* BEGIN DATA SUPPLIED *
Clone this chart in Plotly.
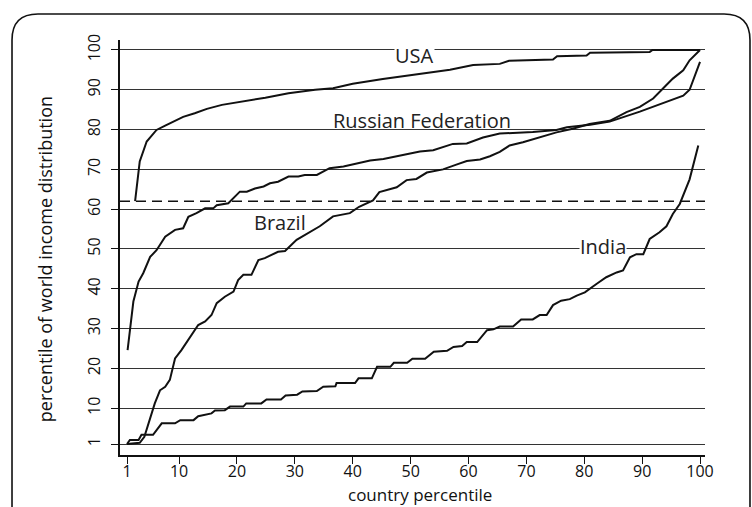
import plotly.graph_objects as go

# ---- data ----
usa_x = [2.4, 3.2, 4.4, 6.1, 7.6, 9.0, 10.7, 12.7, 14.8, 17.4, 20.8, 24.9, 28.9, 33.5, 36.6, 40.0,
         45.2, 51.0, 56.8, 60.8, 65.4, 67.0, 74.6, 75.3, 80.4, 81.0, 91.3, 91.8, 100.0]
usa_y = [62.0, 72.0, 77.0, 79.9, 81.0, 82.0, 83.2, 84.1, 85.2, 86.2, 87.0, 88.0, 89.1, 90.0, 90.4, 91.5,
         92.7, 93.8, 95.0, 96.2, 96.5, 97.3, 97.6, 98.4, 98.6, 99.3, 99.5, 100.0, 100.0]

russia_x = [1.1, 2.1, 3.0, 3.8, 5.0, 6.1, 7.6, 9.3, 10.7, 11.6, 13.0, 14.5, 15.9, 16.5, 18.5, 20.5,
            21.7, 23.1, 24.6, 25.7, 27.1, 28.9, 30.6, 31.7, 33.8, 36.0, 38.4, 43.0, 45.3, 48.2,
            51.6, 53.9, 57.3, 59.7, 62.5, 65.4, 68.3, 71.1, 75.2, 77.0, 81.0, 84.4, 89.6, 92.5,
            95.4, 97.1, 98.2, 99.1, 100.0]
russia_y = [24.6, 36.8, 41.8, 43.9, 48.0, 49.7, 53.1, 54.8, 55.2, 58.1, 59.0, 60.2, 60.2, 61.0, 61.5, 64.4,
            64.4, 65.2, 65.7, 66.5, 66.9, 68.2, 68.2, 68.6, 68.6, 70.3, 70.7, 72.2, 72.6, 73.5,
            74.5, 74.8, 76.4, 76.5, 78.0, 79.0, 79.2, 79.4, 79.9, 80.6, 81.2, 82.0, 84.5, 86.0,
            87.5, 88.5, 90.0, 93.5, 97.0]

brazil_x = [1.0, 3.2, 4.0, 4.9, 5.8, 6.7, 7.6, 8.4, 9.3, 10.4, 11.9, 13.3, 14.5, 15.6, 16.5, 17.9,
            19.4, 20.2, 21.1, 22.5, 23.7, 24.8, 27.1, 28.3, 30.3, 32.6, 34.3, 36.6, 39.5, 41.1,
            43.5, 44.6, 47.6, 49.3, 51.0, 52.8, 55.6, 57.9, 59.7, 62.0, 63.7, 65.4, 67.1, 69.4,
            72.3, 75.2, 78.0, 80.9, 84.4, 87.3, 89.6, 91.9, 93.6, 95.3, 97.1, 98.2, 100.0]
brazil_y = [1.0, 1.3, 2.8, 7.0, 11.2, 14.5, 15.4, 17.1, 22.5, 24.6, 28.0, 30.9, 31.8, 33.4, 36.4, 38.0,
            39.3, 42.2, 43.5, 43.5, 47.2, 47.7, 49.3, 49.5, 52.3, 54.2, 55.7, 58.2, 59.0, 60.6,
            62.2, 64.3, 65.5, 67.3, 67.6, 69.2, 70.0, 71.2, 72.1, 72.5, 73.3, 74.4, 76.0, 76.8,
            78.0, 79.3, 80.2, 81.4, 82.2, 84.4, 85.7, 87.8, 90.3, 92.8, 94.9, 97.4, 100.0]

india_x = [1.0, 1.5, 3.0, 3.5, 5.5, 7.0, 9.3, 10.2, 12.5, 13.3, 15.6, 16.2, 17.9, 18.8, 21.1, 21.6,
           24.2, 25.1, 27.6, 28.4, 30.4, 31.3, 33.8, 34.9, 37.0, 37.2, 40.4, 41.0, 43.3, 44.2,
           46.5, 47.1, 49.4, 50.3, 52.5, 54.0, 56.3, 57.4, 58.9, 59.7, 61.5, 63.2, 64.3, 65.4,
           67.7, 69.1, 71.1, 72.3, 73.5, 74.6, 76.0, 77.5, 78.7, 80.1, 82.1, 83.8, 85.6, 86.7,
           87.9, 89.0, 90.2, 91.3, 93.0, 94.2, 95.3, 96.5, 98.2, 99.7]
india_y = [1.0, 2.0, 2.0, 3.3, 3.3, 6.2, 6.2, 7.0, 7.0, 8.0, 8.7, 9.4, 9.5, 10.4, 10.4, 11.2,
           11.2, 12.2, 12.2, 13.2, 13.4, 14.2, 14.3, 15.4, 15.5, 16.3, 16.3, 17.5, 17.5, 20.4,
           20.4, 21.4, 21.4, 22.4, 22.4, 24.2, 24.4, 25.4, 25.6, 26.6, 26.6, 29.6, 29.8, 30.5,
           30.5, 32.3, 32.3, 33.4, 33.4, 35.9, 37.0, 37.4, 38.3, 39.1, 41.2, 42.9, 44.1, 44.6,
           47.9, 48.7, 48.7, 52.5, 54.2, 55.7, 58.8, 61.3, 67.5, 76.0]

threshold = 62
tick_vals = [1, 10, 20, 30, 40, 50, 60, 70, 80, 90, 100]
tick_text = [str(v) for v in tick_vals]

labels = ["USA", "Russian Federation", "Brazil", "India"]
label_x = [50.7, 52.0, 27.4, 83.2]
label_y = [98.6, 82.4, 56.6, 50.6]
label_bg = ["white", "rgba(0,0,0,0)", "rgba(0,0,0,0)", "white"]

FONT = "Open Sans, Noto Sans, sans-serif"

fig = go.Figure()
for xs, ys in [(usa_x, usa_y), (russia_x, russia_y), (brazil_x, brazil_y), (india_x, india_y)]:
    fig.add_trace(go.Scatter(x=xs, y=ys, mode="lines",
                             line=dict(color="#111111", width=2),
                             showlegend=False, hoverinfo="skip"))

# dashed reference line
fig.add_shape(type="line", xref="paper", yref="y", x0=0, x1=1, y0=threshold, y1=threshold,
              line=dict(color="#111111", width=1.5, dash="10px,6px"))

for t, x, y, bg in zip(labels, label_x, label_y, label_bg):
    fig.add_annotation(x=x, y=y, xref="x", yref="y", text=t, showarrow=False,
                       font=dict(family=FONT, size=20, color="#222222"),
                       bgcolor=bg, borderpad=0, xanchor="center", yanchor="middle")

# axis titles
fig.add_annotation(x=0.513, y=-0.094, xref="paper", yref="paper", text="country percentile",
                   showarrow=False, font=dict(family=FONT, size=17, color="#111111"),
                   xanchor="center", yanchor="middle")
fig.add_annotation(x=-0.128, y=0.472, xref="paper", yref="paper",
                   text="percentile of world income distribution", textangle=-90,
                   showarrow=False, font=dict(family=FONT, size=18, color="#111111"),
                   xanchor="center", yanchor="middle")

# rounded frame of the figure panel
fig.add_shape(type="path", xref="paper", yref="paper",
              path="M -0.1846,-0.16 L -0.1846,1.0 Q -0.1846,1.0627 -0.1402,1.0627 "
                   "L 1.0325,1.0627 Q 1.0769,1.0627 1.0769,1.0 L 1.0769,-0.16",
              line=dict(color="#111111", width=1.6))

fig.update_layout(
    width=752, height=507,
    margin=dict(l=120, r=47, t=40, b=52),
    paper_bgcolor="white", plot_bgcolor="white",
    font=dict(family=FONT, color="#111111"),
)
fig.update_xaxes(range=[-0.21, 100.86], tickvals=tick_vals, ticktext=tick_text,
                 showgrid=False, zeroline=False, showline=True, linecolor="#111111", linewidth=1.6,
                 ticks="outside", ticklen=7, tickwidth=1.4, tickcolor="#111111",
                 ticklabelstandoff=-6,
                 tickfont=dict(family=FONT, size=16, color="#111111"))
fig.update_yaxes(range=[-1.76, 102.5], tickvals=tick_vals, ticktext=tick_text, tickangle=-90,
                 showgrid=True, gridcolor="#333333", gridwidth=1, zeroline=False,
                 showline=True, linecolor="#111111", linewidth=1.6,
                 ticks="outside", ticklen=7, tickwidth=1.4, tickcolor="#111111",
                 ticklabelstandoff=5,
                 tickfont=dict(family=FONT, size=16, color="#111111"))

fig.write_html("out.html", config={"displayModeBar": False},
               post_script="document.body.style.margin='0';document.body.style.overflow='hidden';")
* END DATA SUPPLIED *
* BEGIN DATA SUPPLIED *
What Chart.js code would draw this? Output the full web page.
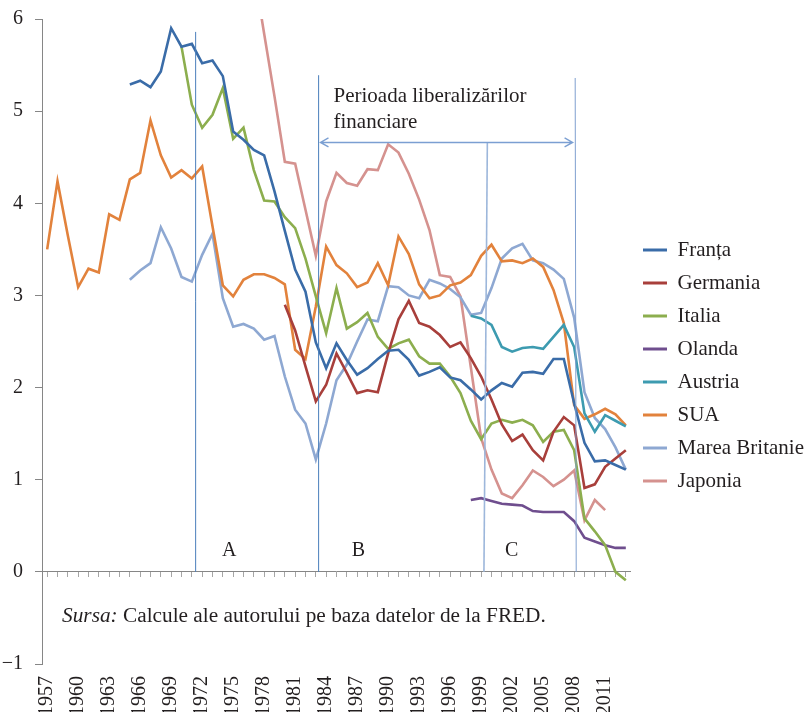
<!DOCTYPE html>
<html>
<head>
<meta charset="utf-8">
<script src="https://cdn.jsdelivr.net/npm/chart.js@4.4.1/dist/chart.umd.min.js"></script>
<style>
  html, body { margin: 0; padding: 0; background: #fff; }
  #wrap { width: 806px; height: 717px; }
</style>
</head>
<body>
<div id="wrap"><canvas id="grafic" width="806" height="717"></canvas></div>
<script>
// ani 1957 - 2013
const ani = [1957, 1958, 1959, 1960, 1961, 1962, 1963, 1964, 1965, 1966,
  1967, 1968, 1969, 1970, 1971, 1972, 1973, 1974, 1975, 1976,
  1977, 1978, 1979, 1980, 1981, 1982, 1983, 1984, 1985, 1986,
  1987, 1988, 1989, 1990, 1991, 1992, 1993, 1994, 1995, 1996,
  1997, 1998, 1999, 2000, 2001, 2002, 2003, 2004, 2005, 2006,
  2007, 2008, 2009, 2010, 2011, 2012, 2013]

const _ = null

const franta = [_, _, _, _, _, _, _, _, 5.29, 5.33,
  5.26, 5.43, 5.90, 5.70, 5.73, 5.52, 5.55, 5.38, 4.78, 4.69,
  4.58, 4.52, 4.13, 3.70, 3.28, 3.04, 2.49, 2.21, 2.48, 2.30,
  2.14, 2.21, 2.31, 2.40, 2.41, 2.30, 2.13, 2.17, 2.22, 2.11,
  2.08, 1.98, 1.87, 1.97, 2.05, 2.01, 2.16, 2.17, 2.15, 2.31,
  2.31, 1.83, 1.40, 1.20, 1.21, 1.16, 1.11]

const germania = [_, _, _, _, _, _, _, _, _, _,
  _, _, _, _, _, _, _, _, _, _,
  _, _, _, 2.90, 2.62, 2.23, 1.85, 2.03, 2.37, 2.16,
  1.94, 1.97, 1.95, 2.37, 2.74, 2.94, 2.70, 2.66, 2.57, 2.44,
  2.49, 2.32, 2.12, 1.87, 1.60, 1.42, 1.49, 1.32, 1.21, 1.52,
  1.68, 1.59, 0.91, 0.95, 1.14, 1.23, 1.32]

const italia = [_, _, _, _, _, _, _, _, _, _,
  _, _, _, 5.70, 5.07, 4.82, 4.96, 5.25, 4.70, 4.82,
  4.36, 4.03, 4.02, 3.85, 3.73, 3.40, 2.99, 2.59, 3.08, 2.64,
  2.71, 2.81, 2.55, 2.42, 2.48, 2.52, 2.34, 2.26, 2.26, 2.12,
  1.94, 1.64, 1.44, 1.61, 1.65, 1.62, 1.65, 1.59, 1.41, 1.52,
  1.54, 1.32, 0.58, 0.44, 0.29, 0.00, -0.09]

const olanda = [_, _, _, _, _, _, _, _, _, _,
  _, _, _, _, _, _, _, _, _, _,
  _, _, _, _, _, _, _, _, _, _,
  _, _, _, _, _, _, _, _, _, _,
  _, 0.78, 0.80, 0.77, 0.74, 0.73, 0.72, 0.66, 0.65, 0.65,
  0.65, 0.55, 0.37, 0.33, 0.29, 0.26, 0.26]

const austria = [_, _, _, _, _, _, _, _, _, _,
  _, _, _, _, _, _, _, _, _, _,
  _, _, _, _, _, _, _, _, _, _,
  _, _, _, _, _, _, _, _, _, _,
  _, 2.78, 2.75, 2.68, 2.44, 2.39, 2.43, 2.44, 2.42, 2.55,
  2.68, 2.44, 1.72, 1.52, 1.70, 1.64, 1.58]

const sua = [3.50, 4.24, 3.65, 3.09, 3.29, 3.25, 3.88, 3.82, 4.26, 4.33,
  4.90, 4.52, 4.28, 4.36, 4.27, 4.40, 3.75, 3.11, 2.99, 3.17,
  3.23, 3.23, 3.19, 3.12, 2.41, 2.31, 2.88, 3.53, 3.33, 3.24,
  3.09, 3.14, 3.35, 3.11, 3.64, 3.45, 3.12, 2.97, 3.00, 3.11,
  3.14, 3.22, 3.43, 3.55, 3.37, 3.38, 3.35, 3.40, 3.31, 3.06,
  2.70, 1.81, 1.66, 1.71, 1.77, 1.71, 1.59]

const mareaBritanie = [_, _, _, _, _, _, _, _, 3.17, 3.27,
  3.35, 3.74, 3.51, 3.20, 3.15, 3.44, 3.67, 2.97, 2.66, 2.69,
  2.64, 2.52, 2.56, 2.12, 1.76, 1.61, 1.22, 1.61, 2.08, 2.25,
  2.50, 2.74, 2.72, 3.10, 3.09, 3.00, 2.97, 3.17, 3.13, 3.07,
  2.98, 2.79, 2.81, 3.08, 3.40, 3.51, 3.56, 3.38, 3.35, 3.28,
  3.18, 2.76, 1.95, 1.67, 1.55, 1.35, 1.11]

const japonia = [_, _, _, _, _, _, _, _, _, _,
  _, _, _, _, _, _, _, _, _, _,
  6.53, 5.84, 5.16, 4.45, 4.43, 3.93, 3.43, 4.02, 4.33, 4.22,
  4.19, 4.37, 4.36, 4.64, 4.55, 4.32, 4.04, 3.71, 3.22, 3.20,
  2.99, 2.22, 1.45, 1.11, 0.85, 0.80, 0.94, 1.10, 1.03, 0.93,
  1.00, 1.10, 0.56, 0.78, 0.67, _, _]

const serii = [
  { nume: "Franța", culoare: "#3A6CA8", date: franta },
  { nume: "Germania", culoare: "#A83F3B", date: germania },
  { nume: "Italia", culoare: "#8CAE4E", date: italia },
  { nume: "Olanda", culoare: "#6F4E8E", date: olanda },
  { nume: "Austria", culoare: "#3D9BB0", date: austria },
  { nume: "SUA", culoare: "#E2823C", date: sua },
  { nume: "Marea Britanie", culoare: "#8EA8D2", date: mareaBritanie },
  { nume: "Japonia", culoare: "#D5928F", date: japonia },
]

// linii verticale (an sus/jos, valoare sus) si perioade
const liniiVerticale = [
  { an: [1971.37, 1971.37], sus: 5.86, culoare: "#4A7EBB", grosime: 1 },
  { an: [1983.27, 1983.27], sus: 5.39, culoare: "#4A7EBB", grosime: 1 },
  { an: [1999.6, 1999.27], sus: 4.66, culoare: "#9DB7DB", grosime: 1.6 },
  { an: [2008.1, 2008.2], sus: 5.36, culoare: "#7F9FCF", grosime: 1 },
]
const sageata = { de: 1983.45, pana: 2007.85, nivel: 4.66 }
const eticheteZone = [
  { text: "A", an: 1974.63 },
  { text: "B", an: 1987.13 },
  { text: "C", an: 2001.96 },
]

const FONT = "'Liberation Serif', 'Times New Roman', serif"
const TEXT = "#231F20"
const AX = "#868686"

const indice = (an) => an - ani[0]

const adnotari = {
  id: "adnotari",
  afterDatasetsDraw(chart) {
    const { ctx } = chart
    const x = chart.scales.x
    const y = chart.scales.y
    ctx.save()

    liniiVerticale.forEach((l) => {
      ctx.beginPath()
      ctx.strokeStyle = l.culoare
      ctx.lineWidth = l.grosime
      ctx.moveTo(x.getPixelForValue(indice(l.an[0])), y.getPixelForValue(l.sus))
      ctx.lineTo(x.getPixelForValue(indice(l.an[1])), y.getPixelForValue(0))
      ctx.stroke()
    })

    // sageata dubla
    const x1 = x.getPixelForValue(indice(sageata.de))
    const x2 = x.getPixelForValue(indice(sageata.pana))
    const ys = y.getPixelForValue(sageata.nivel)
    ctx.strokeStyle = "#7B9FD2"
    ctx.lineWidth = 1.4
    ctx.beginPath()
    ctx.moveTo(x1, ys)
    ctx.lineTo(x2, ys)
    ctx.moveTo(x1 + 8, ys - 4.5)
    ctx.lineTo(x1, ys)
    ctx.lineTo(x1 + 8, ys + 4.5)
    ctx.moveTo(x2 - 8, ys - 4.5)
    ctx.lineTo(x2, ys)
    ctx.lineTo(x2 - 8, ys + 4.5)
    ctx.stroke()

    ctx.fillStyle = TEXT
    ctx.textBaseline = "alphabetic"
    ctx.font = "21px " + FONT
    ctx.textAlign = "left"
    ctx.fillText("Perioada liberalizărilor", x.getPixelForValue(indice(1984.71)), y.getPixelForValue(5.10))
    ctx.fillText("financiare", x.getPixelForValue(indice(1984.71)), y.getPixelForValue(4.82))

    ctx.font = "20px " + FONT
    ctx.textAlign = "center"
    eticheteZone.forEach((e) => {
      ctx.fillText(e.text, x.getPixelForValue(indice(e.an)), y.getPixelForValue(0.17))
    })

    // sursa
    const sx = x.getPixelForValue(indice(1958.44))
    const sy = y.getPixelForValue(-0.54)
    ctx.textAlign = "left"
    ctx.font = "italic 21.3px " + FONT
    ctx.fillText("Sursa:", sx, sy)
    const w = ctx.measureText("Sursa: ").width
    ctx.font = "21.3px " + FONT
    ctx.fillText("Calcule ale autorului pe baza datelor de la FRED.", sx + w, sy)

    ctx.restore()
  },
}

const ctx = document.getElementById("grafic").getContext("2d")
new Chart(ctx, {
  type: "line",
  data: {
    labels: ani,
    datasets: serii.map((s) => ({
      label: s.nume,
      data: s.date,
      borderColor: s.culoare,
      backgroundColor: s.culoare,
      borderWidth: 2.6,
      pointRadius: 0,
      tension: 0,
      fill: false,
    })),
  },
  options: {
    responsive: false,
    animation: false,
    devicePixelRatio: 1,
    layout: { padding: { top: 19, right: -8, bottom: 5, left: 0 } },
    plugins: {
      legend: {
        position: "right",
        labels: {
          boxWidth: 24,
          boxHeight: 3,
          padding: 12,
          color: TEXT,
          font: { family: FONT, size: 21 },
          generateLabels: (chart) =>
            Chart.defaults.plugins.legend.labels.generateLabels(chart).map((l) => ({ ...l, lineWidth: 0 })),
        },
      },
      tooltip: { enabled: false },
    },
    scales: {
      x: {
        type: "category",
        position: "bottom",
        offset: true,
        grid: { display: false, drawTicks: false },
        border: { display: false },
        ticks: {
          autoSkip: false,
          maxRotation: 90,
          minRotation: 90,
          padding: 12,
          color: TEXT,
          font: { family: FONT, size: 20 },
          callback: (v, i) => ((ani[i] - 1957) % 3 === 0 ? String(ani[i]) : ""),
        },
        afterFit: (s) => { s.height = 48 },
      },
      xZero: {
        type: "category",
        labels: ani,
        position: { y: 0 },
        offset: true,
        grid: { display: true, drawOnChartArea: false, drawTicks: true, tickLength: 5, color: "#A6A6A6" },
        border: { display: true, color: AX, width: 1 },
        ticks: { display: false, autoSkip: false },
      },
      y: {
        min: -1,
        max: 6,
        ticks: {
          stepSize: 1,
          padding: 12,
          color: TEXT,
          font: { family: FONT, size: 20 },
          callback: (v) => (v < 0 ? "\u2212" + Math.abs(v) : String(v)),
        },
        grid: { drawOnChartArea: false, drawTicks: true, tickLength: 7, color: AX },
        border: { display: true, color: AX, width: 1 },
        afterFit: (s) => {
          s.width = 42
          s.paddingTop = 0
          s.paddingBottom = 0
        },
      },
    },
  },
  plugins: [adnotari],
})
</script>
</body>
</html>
* END DATA SUPPLIED *
THE EXERCISE
Within the listing above, extract exactly the lines that run from the one containing "Clone this chart in Plotly." through the one containing "import plotly.graph_objects as go", excluding any pictures.

ANSWER FOR THE TASK
Clone this chart in Plotly.
import plotly.graph_objects as go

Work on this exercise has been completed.